- Task
Show every line in the entries below where the word "standalone" appears.

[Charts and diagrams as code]
━━━━━━

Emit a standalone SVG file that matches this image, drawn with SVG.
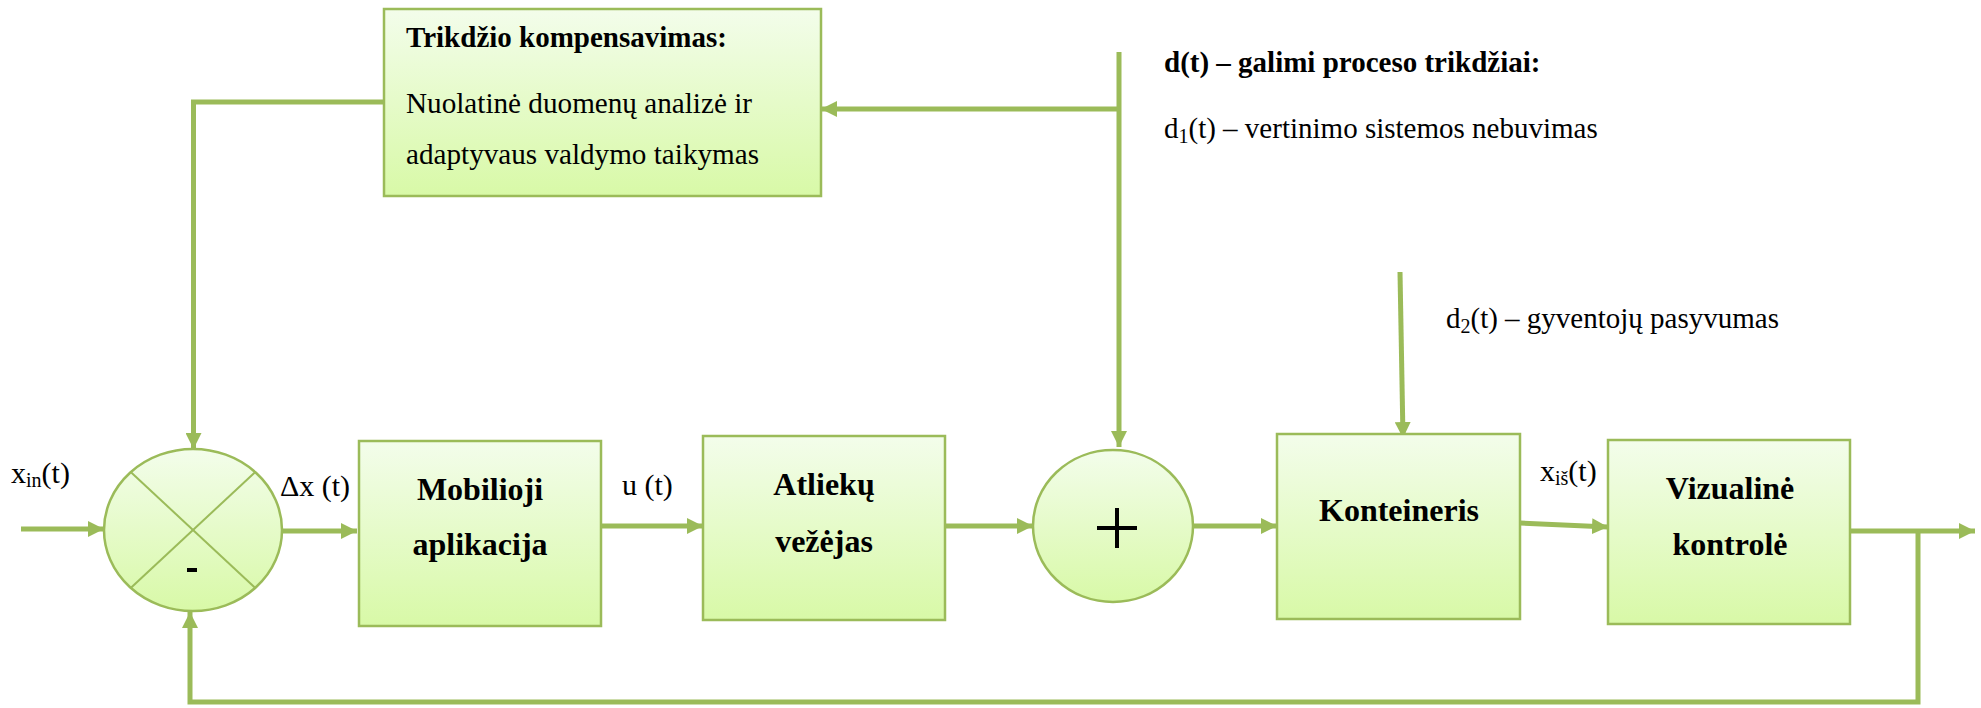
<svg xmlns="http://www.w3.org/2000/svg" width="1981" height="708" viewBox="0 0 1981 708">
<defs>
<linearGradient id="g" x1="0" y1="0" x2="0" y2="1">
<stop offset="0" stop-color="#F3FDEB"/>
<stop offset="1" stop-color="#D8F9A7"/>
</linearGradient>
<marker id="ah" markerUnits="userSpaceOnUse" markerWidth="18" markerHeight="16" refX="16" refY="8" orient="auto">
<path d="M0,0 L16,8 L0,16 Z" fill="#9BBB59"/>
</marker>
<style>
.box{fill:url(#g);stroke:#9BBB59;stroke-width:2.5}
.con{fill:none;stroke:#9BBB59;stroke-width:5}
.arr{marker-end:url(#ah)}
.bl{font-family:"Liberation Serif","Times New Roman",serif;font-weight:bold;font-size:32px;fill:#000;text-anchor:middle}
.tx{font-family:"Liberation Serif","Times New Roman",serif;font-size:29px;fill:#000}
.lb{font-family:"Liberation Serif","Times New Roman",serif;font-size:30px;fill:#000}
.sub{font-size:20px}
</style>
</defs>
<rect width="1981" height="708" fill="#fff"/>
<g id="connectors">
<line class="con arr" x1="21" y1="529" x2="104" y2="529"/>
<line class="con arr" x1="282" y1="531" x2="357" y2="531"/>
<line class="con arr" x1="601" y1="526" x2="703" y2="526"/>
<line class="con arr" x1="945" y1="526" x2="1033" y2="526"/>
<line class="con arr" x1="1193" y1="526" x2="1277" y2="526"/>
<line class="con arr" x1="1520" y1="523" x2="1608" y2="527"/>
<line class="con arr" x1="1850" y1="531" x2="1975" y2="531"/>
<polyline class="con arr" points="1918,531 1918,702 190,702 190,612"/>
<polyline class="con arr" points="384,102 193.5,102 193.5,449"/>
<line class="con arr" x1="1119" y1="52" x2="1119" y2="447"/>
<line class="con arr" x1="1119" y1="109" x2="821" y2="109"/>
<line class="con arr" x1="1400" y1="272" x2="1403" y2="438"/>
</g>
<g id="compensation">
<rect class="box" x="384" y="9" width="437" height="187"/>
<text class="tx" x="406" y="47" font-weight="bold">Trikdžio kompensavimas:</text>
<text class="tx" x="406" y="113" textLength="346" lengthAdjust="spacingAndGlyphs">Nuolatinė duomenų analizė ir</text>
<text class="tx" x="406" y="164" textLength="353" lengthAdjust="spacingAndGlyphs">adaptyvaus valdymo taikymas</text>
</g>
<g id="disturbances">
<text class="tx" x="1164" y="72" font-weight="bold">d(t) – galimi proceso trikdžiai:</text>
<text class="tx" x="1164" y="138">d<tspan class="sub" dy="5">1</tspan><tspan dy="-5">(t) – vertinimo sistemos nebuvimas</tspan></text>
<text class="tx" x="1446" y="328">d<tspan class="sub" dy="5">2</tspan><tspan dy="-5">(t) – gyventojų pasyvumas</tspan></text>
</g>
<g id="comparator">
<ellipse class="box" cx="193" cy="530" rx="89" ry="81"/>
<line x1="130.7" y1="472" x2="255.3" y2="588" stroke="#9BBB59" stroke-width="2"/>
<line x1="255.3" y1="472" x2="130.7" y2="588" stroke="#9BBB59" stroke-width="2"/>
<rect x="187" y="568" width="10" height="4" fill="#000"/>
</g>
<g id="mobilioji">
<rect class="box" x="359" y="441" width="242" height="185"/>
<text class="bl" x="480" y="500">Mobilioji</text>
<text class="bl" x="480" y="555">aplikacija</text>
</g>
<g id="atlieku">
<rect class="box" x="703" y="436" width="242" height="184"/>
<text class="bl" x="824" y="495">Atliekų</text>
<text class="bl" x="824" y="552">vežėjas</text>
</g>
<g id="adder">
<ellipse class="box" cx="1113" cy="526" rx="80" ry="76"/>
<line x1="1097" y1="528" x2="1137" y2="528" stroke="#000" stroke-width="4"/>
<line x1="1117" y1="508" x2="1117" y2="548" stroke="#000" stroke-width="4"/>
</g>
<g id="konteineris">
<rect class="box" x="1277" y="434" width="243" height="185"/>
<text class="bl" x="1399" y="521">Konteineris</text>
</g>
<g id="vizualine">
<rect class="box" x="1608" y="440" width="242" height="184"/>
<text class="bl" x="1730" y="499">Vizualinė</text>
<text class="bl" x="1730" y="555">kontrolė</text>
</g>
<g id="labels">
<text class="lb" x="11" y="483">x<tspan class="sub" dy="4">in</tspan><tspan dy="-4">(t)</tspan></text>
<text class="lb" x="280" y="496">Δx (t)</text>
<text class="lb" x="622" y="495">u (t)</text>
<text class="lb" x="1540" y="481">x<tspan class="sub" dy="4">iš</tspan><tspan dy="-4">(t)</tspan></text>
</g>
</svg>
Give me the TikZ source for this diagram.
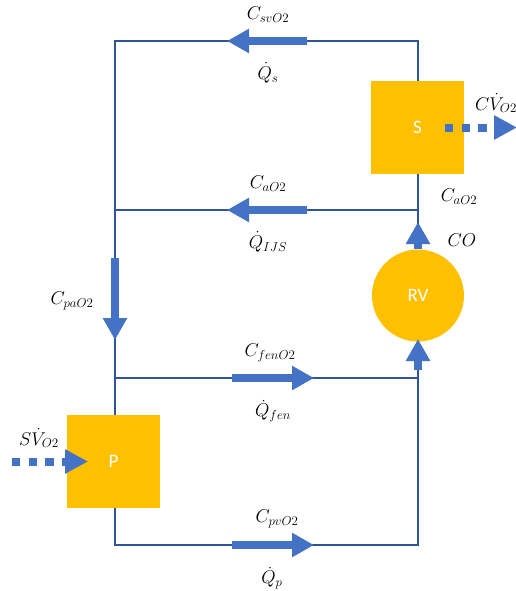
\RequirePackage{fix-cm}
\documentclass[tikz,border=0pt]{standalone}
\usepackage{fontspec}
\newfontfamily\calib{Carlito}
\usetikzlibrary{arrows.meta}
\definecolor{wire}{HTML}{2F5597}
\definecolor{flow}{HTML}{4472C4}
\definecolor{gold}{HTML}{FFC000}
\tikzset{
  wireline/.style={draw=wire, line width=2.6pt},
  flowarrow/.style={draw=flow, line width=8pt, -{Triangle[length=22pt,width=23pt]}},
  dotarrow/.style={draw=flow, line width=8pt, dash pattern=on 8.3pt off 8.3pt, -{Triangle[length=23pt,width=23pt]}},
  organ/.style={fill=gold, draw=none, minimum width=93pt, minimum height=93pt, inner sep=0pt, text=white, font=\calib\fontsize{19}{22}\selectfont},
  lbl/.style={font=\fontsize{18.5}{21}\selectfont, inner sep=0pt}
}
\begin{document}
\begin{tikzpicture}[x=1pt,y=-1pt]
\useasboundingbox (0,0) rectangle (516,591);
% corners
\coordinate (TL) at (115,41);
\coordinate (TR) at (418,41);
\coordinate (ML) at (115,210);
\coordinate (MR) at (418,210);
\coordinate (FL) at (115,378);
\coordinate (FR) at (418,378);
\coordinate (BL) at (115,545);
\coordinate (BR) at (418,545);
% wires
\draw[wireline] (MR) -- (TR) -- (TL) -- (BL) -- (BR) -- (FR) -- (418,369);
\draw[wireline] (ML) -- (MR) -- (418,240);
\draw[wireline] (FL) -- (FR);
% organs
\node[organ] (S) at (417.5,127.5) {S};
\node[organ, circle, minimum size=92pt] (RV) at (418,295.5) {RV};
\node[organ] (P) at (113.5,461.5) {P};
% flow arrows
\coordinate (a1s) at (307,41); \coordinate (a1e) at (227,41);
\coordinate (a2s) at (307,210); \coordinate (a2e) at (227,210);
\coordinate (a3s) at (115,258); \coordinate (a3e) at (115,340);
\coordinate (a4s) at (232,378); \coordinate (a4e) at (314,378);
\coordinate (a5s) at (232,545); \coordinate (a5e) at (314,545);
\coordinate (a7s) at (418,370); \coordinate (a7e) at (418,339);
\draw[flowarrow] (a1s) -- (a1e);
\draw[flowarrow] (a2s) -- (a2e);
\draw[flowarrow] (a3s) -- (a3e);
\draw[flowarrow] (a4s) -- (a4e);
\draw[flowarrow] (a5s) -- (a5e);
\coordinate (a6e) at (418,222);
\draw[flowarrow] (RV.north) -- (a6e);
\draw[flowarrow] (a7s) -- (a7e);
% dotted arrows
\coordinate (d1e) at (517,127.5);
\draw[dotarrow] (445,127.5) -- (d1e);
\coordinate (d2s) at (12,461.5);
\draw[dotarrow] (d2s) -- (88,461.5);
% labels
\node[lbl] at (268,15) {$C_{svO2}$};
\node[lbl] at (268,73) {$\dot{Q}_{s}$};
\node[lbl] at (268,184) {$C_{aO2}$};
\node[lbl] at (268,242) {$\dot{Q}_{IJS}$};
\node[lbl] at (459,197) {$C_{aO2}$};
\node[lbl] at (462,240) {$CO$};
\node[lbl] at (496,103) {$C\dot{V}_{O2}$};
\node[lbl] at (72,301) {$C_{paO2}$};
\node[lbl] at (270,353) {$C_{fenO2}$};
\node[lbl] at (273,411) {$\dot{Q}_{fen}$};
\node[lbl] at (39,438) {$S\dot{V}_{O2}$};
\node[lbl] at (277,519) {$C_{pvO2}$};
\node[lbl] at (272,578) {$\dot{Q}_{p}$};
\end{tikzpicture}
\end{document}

━━━━━━

- Finished answer
Emit a standalone SVG file that matches this image, drawn with SVG.
\documentclass[tikz,border=0pt]{standalone}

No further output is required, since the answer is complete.